Russia and Ukraine both launch investigations into attack that killed at least 40 Ukrainian PoWs; Ukraine says it is ready to resume grain exports from ports

Russia and Ukraine have both launched criminal investigations into strikes that have reportedly killed at least 40 Ukrainian prisoners of war who were held at a pre-trial detention centre in the village of Olenivka, after both countries blamed the other side for the attack.

Ukraine’s foreign minister, Dmytro Kuleba, has accused Russia of a “petrifying war crime” over the killings and called on world leaders to “recognise Russia as a terrorist state”.

Ukraine has said it is ready for grain exports to leave its ports again but is waiting for the go-ahead from the United Nations, which it hoped it would receive later on Friday.

Horrific video has emerged that appears to show a Russian soldier castrating a Ukrainian prisoner, who other reports suggest was subsequently murdered. The footage, reviewed by the Guardian, was originally posted on pro-Russian Telegram channels. Aric Toler at investigative outlet Bellingcat, suggested that the video – featuring a Russian soldier, wearing a distinctive black wide-brimmed hat, approaching another figure who has his hands bound and is lying face down with the back of his trousers cut away – appeared to be authentic .

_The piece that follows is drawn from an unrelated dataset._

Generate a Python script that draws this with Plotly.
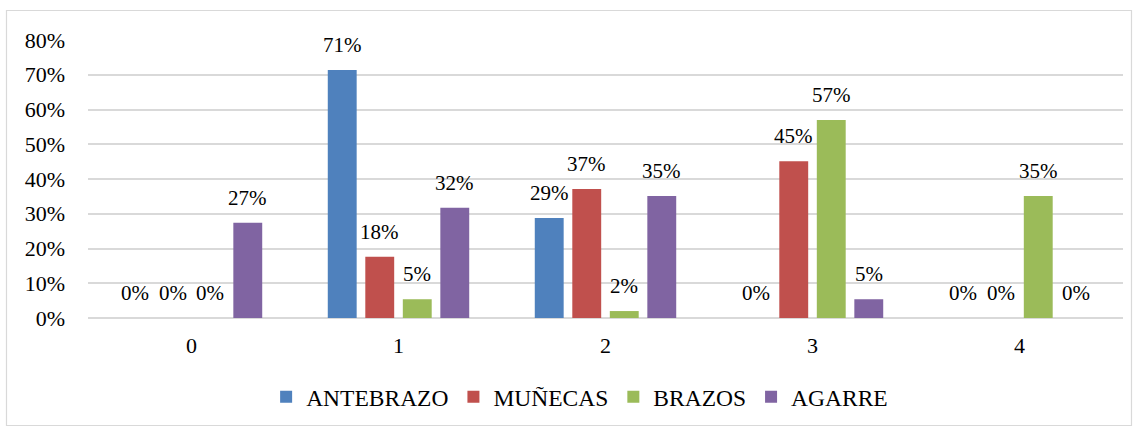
import plotly.graph_objects as go

categories = ["0", "1", "2", "3", "4"]
antebrazo = [0.0, 0.714, 0.288, 0.0, 0.0]
munecas = [0.0, 0.176, 0.371, 0.451, 0.0]
brazos = [0.0, 0.054, 0.02, 0.57, 0.351]
agarre = [0.274, 0.317, 0.351, 0.054, 0.0]

series = [
    ("ANTEBRAZO", antebrazo, "#4F81BD"),
    ("MUÑECAS", munecas, "#C0504D"),
    ("BRAZOS", brazos, "#9BBB59"),
    ("AGARRE", agarre, "#8064A2"),
]

FONT = "Liberation Serif, Times New Roman, serif"
BARGAP = 0.275
BARGROUPGAP = 0.23

fig = go.Figure()
for name, vals, color in series:
    fig.add_trace(go.Bar(
        x=categories, y=vals, name=name,
        marker=dict(color=color, line=dict(width=0)),
        hoverinfo="skip",
    ))

# data labels above each bar, placed on the axis scales
n = len(series)
slot = (1 - BARGAP) / n
for j, (name, vals, color) in enumerate(series):
    off = -(1 - BARGAP) / 2 + slot * (j + 0.5)
    for i, v in enumerate(vals):
        fig.add_annotation(
            x=i + off, y=v, xref="x", yref="y",
            text=f"{round(v * 100):.0f}%", showarrow=False,
            yanchor="bottom", xanchor="center", yshift=11,
            font=dict(family=FONT, size=21, color="#000000"),
        )

L, R, T, B = 88, 15, 40, 110
fig.update_layout(
    width=1138, height=428,
    margin=dict(l=L, r=R, t=T, b=B, autoexpand=False),
    paper_bgcolor="white", plot_bgcolor="white",
    barmode="group", bargap=BARGAP, bargroupgap=BARGROUPGAP,
    font=dict(family=FONT, size=21, color="#000000"),
    showlegend=True,
    legend=dict(
        orientation="h", x=0.475, xanchor="center", y=-0.284, yanchor="middle",
        font=dict(family=FONT, size=23.5, color="#000000"),
        itemwidth=30, bgcolor="rgba(0,0,0,0)",
    ),
    xaxis=dict(
        type="category", showgrid=False, showline=False, zeroline=False,
        ticks="", ticklabelstandoff=12, automargin=False,
        tickfont=dict(family=FONT, size=22, color="#000000"),
    ),
    yaxis=dict(
        range=[0, 0.8], dtick=0.1, tickformat=".0%",
        showgrid=True, gridcolor="#D9D9D9", gridwidth=1.5,
        zeroline=True, zerolinecolor="#D9D9D9", zerolinewidth=1.5,
        showline=False, ticks="", ticklabelstandoff=22, automargin=False,
        tickfont=dict(family=FONT, size=22, color="#000000"),
    ),
)

pw = 1138 - L - R
ph = 428 - T - B
def px_x(p):
    return (p - L) / pw
def px_y(p):
    return (428 - B - p) / ph

fig.add_shape(type="rect", xref="paper", yref="paper",
              x0=px_x(6.5), x1=px_x(1131.5), y0=px_y(425.5), y1=px_y(10.5),
              line=dict(color="#D9D9D9", width=1.2), fillcolor="rgba(0,0,0,0)", layer="below")

fig.write_html("out.html", post_script="document.body.style.margin='0px';",
               config={"displayModeBar": False})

At least five people have been killed and seven injured in a strike on a bus stop in the city of Mykolaiv, according to the regional governor, Vitaliy Kim. Graphic images from the scene show the street littered with bodies.

Vladimir Putin’s press secretary, Dmitry Peskov, said on Friday that Russia staunchly supported China’s sovereignty and territorial integrity, after the Chinese president, Xi Jinping, warned the US president, Joe Biden, against “playing with fire” over Taiwan in a phone call on Thursday.

Germany’s economy minister said on Friday that putting the Nord Stream 2 gas pipeline into operation was not an option as this would only play into the hands of the Russian president, Vladimir Putin. There is growing anger in Germany over soaring energy prices.

Aleksandr Viktorovich Ionov, a Russian operative who was subjected to US sanctions on Friday, has been charged with using political groups in the US to advance pro-Russia propaganda, including during the invasion of Ukraine earlier this year.

The US treasury department said on Friday it had imposed sanctions on another individual alongside Ionov, as well as on four entities that support the Kremlin’s global malign influence and election interference operations, including in the US and Ukraine.

Belarus recalled its UK ambassador on Friday in response to what it called “hostile and unfriendly” actions by London.

North Macedonia plans to donate an unspecified number of Soviet-era tanks to Ukraine as it seeks to modernise its own military to meet Nato standards, its defence ministry said on Friday.

Germany would deliver 16 Biber bridge-layer tanks to Ukrainian forces, the German defence ministry said.

A Ukrainian court on Friday reduced to 15 years a life sentence handed to a Russian soldier in May for pre-meditated murder in the country’s first war crimes trial.

A Russian ammunition depot in the southern Kherson region had been destroyed, Ukrainian officials said on Friday.

The UK defence minister, Ben Wallace, has said Russian forces in Ukraine are in “a very difficult spot”, and that Putin’s strategy was akin to putting his forces through a meat grinder. In his opinion, he said, Russia was “certainly not able to occupy the country. They may be able to carry on killing indiscriminately and destroying as they go, but that is not a victory.”